Brexit and the border
Of all the puzzles facing Britain in its negotiations with the EU, the border between Northern Ireland and the Irish Republic is perhaps the most intractable, said the FT. Somehow Theresa May has to assert British sovereignty while not disturbing the fragile Northern Ireland peace settlement. And that’s a really knotty problem, said Mary Dejevsky in The Independent. One reason that a majority (56%-44%) of the Northern Irish voted to remain is that “people on both sides of the sectarian divide saw EU membership as a kind of guarantee of the Good Friday agreement”. But now the very things that have brought relatively relaxed relations with the Irish Republic – the free movement of people and free trade across the border – are in jeopardy.
In its position paper on the border issue, May’s government seeks to resolve this conundrum by making the border invisible, said John Garry on The Conversation. It is at pains to emphasise there will be no physical infrastructure of any sort – no customs posts, no vehicle checks – to impede the thousands of people and trucks that cross the 310-mile border every day. And for good reason. As one Irish MP put it: once “you put up a number plate-recognition system, it gets attacked and taken down. You have to put it up again, but then you’ve got somebody with a gun minding it next time”. An unpoliced border is a lovely idea, said Fintan O’toole in the Irish Times: “It tells Irish people of all persuasions exactly what they want to hear.” But it’s delusional. Small businesses, says the position paper, will be exempt from all custom requirements. Really? Who gets to decide what “small” means? And big firms are to abide by “a charming honour system” in which they pay duty on their goods only after these have been shipped. Dream on. Nor is it just Dublin that’s sceptical, said Newton Emerson in The Irish News. British newspapers like the Daily Mail and the Metro are now howling that an unpoliced border will be a route for illegal immigration, becoming “the Brexit backdoor to Britain”.

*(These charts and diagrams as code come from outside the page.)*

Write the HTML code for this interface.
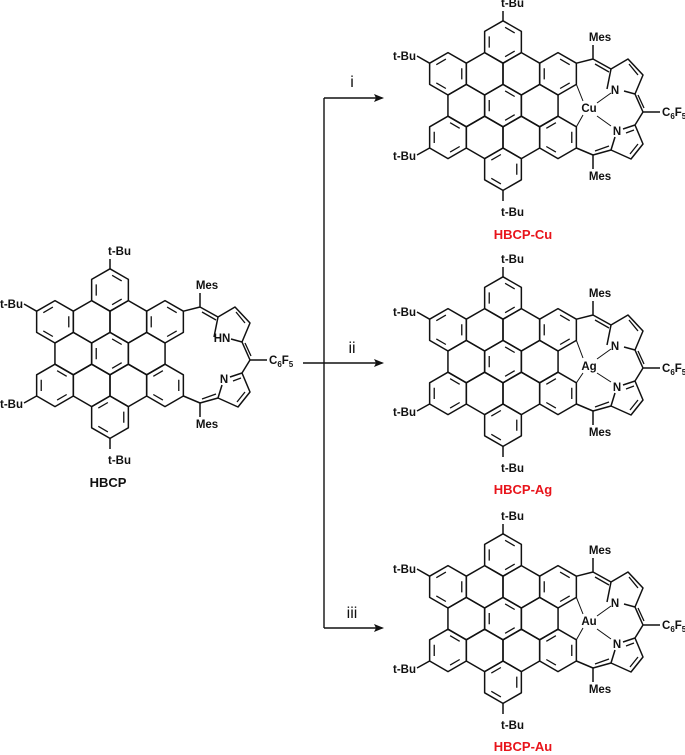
<!DOCTYPE html>
<html><head><meta charset="utf-8"><style>
html,body{margin:0;padding:0;background:#fff;}
svg{display:block;}
text{font-family:"Liberation Sans",Arial,sans-serif;font-weight:bold;font-size:11.5px;fill:#111;}
</style></head><body>
<svg width="685" height="755" viewBox="0 0 685 755" xmlns="http://www.w3.org/2000/svg">
<defs>
<g id="h"><polygon points="0,-21.2 18.36,-10.6 18.36,10.6 0,21.2 -18.36,10.6 -18.36,-10.6" fill="none" stroke="#111" stroke-width="1.5" stroke-linejoin="round"/></g>
<g id="hd"><use href="#h"/><path d="M2.1,-14.7 L11.7,-9.1 M11.7,9.1 L2.1,14.7 M-13.77,5.6 L-13.77,-5.6" stroke="#111" stroke-width="1.3" fill="none"/></g>
<g id="hd2"><use href="#h"/><path d="M-2.1,-14.7 L-11.7,-9.1 M-11.7,9.1 L-2.1,14.7 M13.77,5.6 L13.77,-5.6" stroke="#111" stroke-width="1.3" fill="none"/></g>
<g id="core">
 <use href="#hd" x="0" y="0"/>
 <use href="#hd2" x="-55" y="31.8"/>
 <use href="#h" x="-18.35" y="31.8"/>
 <use href="#h" x="18.35" y="31.8"/>
 <use href="#hd" x="55" y="31.8"/>
 <use href="#h" x="-36.7" y="63.6"/>
 <use href="#hd" x="0" y="63.6"/>
 <use href="#h" x="36.7" y="63.6"/>
 <use href="#hd" x="-55" y="95.4"/>
 <use href="#h" x="-18.35" y="95.4"/>
 <use href="#h" x="18.35" y="95.4"/>
 <use href="#hd2" x="55" y="95.4"/>
 <use href="#hd2" x="0" y="127.2"/>
 <path d="M0,-21.2 L0,-31 M-73.4,21.2 L-86,14 M-73.4,106 L-86,113 M0,148.4 L0,159" stroke="#111" stroke-width="1.5"/>
 <text x="-2" y="-35">t-Bu</text>
 <text x="-87" y="18" text-anchor="end">t-Bu</text>
 <text x="-87" y="118" text-anchor="end">t-Bu</text>
 <text x="-2" y="174">t-Bu</text>
 <path d="M73.4,21.2 L90,17 L108,27 L125,17 L140,33 L132,52 L121,49 M104,47 L108,27 M132,52 L140,70 L157,70 M140,70 L132,83 L140,102 L128,117 L108,108 L90,113 L73.4,106 M108,108 L112,95 M120,87 L132,83 M90,17 L90,3 M90,113 L90,127" stroke="#111" stroke-width="1.5" fill="none" stroke-linejoin="round"/>
 <path d="M92,22 L106,30 M126,22 L135,33 M135,53 L141,66 M123,91 L131,88 M127,112 L135,102 M92,109 L106,104" stroke="#111" stroke-width="1.3" fill="none"/>
 <text x="97" y="-1" text-anchor="middle">Mes</text>
 <text x="97" y="138" text-anchor="middle">Mes</text>
 <text x="159" y="74">C<tspan style="font-size:8px" dy="3">6</tspan><tspan dy="-3">F</tspan><tspan style="font-size:8px" dy="3">5</tspan></text>
</g>
</defs>

<g transform="translate(110,290)">
 <use href="#core"/>
 <text x="112" y="52" text-anchor="middle">HN</text>
 <text x="114" y="93" text-anchor="middle">N</text>
</g>
<text x="108" y="487" text-anchor="middle" style="font-size:13px">HBCP</text>

<g transform="translate(503,42)">
 <use href="#core"/>
 <text x="112" y="52" text-anchor="middle">N</text>
 <text x="114" y="93" text-anchor="middle">N</text>
 <text x="86" y="70" text-anchor="middle">Cu</text>
 <path d="M73.4,42.4 L80,59 M73.4,84.8 L80,73 M108,51 L94,61 M108,84 L94,74" stroke="#111" stroke-width="1"/>
</g>
<text x="523" y="239" text-anchor="middle" style="font-size:13px;fill:#e8141b">HBCP-Cu</text>

<g transform="translate(503,298)">
 <use href="#core"/>
 <text x="112" y="52" text-anchor="middle">N</text>
 <text x="114" y="93" text-anchor="middle">N</text>
 <text x="86" y="72" text-anchor="middle">Ag</text>
 <path d="M73.4,42.4 L80,60 M73.4,84.8 L80,75 M108,51 L94,61 M108,84 L94,75" stroke="#111" stroke-width="1"/>
</g>
<text x="523" y="494" text-anchor="middle" style="font-size:13px;fill:#e8141b">HBCP-Ag</text>

<g transform="translate(503,555)">
 <use href="#core"/>
 <text x="112" y="52" text-anchor="middle">N</text>
 <text x="114" y="93" text-anchor="middle">N</text>
 <text x="86" y="70" text-anchor="middle">Au</text>
 <path d="M73.4,42.4 L80,59 M73.4,84.8 L80,73 M108,51 L94,61 M108,84 L94,74" stroke="#111" stroke-width="1"/>
</g>
<text x="523" y="751" text-anchor="middle" style="font-size:13px;fill:#e8141b">HBCP-Au</text>

<path d="M324,98 L324,628 M303,363 L324,363 M324,98 L376,98 M324,363 L376,363 M324,628 L376,628" stroke="#111" stroke-width="1.4" fill="none"/>
<path d="M384,98 L374,94 L376,98 L374,102 Z M384,363 L374,359 L376,363 L374,367 Z M384,628 L374,624 L376,628 L374,632 Z" fill="#111"/>
<text x="352" y="87" text-anchor="middle" style="font-size:16px;font-weight:normal">i</text>
<text x="352" y="353" text-anchor="middle" style="font-size:16px;font-weight:normal">ii</text>
<text x="352" y="618" text-anchor="middle" style="font-size:16px;font-weight:normal">iii</text>
</svg>
</body></html>
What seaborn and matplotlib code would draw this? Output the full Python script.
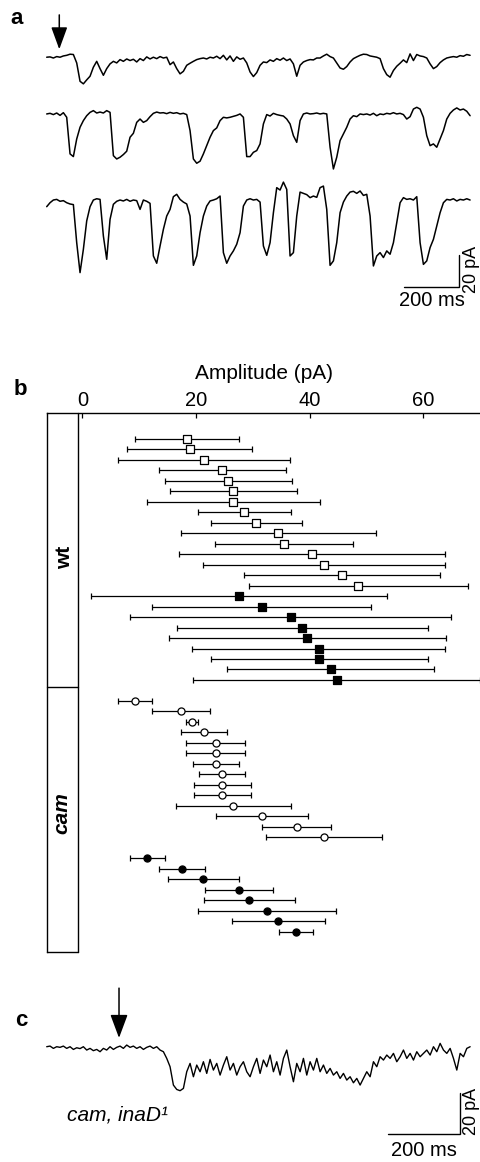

These fears are based on ignorance, said Daniel Hannan in The Sunday Telegraph. Immigration control, for example, depends “on knowing who is in the country”, not on blocking entry to people. Today, Britain allows six-month visa-free entry to people from Nicaragua, let alone the Netherlands, so why would would-be illegal immigrants bother to fly via Dublin? As for customs checks, these no longer involve, as the doomsayers seem to think, the mustachioed officials of the 1970s. Most of our international trade is carried out by companies with AEO (Authorised Economic Operator) status that exempts them from custom procedures. Maybe so, said Robert Colvile on Capx, but the issue that truly worries the Eurocrats remains. They rightly fear that, post-brexit, there will inevitably be things on one side of the border that are cheaper or less strictly regulated than on the other. And that means vast arbitrage opportunities for shady people. “The likely price of Brexit is that criminal gangs – most of them descendants of terrorist factions – will have a lucrative new business in undermining whatever theoretical controls on the flow of goods and people the British and Irish put in place.”